* What is being asked *
Leave out the images and repeat the listing below without a single change.

-- The input start --

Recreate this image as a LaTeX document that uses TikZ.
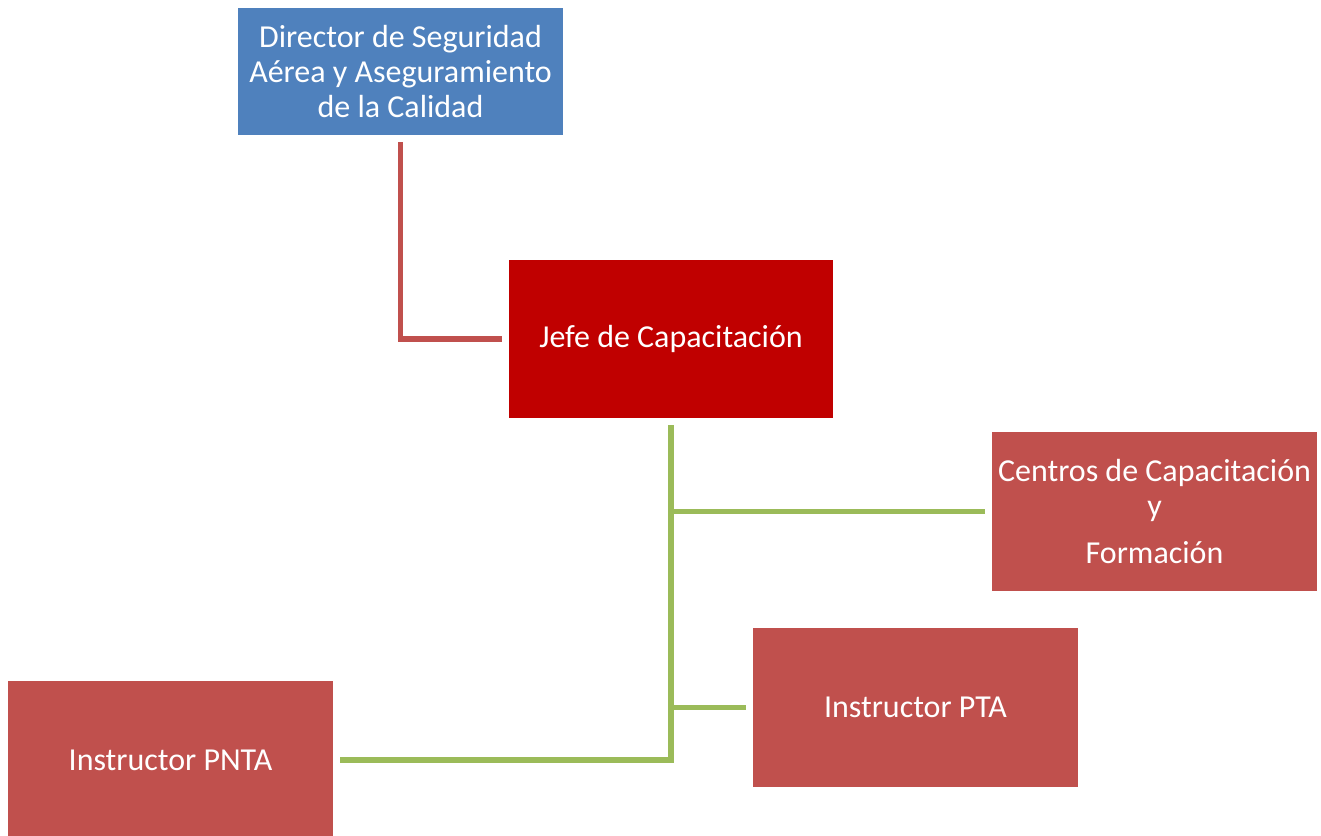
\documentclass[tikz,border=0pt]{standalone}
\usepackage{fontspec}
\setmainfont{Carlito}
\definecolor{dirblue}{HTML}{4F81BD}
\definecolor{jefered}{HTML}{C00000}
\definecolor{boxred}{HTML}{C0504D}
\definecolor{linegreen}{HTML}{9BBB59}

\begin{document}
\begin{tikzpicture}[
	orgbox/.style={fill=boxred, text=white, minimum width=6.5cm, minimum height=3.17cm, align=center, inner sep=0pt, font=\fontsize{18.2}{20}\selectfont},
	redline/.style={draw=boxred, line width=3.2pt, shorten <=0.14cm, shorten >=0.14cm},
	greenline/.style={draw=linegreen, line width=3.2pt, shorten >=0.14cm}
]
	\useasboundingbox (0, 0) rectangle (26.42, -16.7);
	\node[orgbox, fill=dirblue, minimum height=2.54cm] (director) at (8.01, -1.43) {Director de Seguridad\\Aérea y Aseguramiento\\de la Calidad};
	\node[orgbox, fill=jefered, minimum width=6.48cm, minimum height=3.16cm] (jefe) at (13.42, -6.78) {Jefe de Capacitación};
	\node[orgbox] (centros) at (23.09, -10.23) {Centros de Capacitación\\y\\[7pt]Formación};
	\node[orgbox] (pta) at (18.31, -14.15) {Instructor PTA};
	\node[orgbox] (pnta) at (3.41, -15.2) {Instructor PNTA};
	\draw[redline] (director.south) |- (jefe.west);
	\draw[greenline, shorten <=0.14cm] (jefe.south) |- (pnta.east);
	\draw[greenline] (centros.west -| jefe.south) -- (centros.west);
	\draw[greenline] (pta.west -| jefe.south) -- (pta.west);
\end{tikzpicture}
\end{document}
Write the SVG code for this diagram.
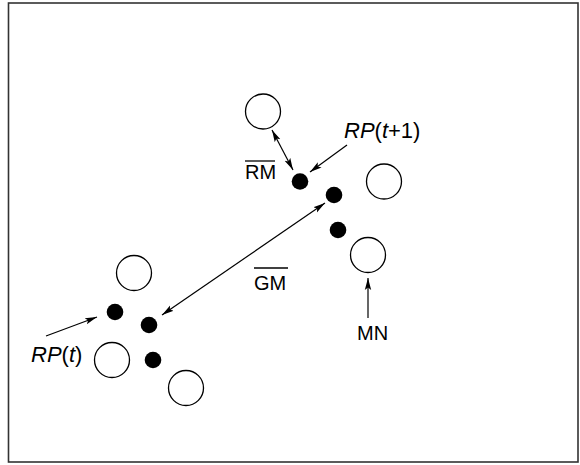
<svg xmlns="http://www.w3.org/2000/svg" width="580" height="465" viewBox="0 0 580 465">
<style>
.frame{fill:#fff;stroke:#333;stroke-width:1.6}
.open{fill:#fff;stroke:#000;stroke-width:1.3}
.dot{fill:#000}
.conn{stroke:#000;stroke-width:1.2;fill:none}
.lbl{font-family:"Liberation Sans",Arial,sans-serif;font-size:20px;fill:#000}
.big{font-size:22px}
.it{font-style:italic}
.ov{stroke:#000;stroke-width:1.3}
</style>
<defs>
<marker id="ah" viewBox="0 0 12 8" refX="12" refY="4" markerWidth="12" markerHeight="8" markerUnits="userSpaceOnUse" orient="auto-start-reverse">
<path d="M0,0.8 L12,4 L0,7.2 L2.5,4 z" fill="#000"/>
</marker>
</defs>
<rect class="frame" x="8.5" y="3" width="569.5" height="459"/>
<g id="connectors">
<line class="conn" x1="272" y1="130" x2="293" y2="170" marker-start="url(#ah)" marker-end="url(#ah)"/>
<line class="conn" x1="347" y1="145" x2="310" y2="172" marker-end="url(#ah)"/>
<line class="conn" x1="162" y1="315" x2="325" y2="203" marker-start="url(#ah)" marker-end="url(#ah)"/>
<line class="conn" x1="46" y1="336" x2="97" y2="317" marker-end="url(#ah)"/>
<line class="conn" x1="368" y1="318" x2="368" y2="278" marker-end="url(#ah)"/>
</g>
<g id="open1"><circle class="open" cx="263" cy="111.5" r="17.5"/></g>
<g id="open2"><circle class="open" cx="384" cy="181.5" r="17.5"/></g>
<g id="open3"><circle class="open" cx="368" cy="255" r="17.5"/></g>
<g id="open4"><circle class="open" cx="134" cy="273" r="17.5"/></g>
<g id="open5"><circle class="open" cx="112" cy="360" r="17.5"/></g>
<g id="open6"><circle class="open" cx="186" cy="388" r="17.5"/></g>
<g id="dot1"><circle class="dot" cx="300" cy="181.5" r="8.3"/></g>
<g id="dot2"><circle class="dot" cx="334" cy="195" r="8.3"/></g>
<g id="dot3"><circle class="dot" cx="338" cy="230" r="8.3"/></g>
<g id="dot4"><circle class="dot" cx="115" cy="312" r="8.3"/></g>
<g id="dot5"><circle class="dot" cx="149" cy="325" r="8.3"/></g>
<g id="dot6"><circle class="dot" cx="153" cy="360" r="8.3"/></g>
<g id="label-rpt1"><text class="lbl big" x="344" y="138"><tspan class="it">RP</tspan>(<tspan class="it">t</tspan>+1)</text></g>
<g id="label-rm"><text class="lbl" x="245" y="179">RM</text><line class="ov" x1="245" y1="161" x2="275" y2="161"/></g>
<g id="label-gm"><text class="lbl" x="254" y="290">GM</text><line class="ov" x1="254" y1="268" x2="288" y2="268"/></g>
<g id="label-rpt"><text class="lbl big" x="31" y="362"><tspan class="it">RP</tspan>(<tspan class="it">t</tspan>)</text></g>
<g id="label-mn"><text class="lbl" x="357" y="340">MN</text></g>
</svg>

-- The input end --

* In response *
Recreate this image as a LaTeX document that uses TikZ.
\documentclass[tikz,border=0pt]{standalone}
\usepackage{fontspec}
\setmainfont{Carlito}
\definecolor{dirblue}{HTML}{4F81BD}
\definecolor{jefered}{HTML}{C00000}
\definecolor{boxred}{HTML}{C0504D}
\definecolor{linegreen}{HTML}{9BBB59}

\begin{document}
\begin{tikzpicture}[
	orgbox/.style={fill=boxred, text=white, minimum width=6.5cm, minimum height=3.17cm, align=center, inner sep=0pt, font=\fontsize{18.2}{20}\selectfont},
	redline/.style={draw=boxred, line width=3.2pt, shorten <=0.14cm, shorten >=0.14cm},
	greenline/.style={draw=linegreen, line width=3.2pt, shorten >=0.14cm}
]
	\useasboundingbox (0, 0) rectangle (26.42, -16.7);
	\node[orgbox, fill=dirblue, minimum height=2.54cm] (director) at (8.01, -1.43) {Director de Seguridad\\Aérea y Aseguramiento\\de la Calidad};
	\node[orgbox, fill=jefered, minimum width=6.48cm, minimum height=3.16cm] (jefe) at (13.42, -6.78) {Jefe de Capacitación};
	\node[orgbox] (centros) at (23.09, -10.23) {Centros de Capacitación\\y\\[7pt]Formación};
	\node[orgbox] (pta) at (18.31, -14.15) {Instructor PTA};
	\node[orgbox] (pnta) at (3.41, -15.2) {Instructor PNTA};
	\draw[redline] (director.south) |- (jefe.west);
	\draw[greenline, shorten <=0.14cm] (jefe.south) |- (pnta.east);
	\draw[greenline] (centros.west -| jefe.south) -- (centros.west);
	\draw[greenline] (pta.west -| jefe.south) -- (pta.west);
\end{tikzpicture}
\end{document}
Write the SVG code for this diagram.
<svg xmlns="http://www.w3.org/2000/svg" width="580" height="465" viewBox="0 0 580 465">
<style>
.frame{fill:#fff;stroke:#333;stroke-width:1.6}
.open{fill:#fff;stroke:#000;stroke-width:1.3}
.dot{fill:#000}
.conn{stroke:#000;stroke-width:1.2;fill:none}
.lbl{font-family:"Liberation Sans",Arial,sans-serif;font-size:20px;fill:#000}
.big{font-size:22px}
.it{font-style:italic}
.ov{stroke:#000;stroke-width:1.3}
</style>
<defs>
<marker id="ah" viewBox="0 0 12 8" refX="12" refY="4" markerWidth="12" markerHeight="8" markerUnits="userSpaceOnUse" orient="auto-start-reverse">
<path d="M0,0.8 L12,4 L0,7.2 L2.5,4 z" fill="#000"/>
</marker>
</defs>
<rect class="frame" x="8.5" y="3" width="569.5" height="459"/>
<g id="connectors">
<line class="conn" x1="272" y1="130" x2="293" y2="170" marker-start="url(#ah)" marker-end="url(#ah)"/>
<line class="conn" x1="347" y1="145" x2="310" y2="172" marker-end="url(#ah)"/>
<line class="conn" x1="162" y1="315" x2="325" y2="203" marker-start="url(#ah)" marker-end="url(#ah)"/>
<line class="conn" x1="46" y1="336" x2="97" y2="317" marker-end="url(#ah)"/>
<line class="conn" x1="368" y1="318" x2="368" y2="278" marker-end="url(#ah)"/>
</g>
<g id="open1"><circle class="open" cx="263" cy="111.5" r="17.5"/></g>
<g id="open2"><circle class="open" cx="384" cy="181.5" r="17.5"/></g>
<g id="open3"><circle class="open" cx="368" cy="255" r="17.5"/></g>
<g id="open4"><circle class="open" cx="134" cy="273" r="17.5"/></g>
<g id="open5"><circle class="open" cx="112" cy="360" r="17.5"/></g>
<g id="open6"><circle class="open" cx="186" cy="388" r="17.5"/></g>
<g id="dot1"><circle class="dot" cx="300" cy="181.5" r="8.3"/></g>
<g id="dot2"><circle class="dot" cx="334" cy="195" r="8.3"/></g>
<g id="dot3"><circle class="dot" cx="338" cy="230" r="8.3"/></g>
<g id="dot4"><circle class="dot" cx="115" cy="312" r="8.3"/></g>
<g id="dot5"><circle class="dot" cx="149" cy="325" r="8.3"/></g>
<g id="dot6"><circle class="dot" cx="153" cy="360" r="8.3"/></g>
<g id="label-rpt1"><text class="lbl big" x="344" y="138"><tspan class="it">RP</tspan>(<tspan class="it">t</tspan>+1)</text></g>
<g id="label-rm"><text class="lbl" x="245" y="179">RM</text><line class="ov" x1="245" y1="161" x2="275" y2="161"/></g>
<g id="label-gm"><text class="lbl" x="254" y="290">GM</text><line class="ov" x1="254" y1="268" x2="288" y2="268"/></g>
<g id="label-rpt"><text class="lbl big" x="31" y="362"><tspan class="it">RP</tspan>(<tspan class="it">t</tspan>)</text></g>
<g id="label-mn"><text class="lbl" x="357" y="340">MN</text></g>
</svg>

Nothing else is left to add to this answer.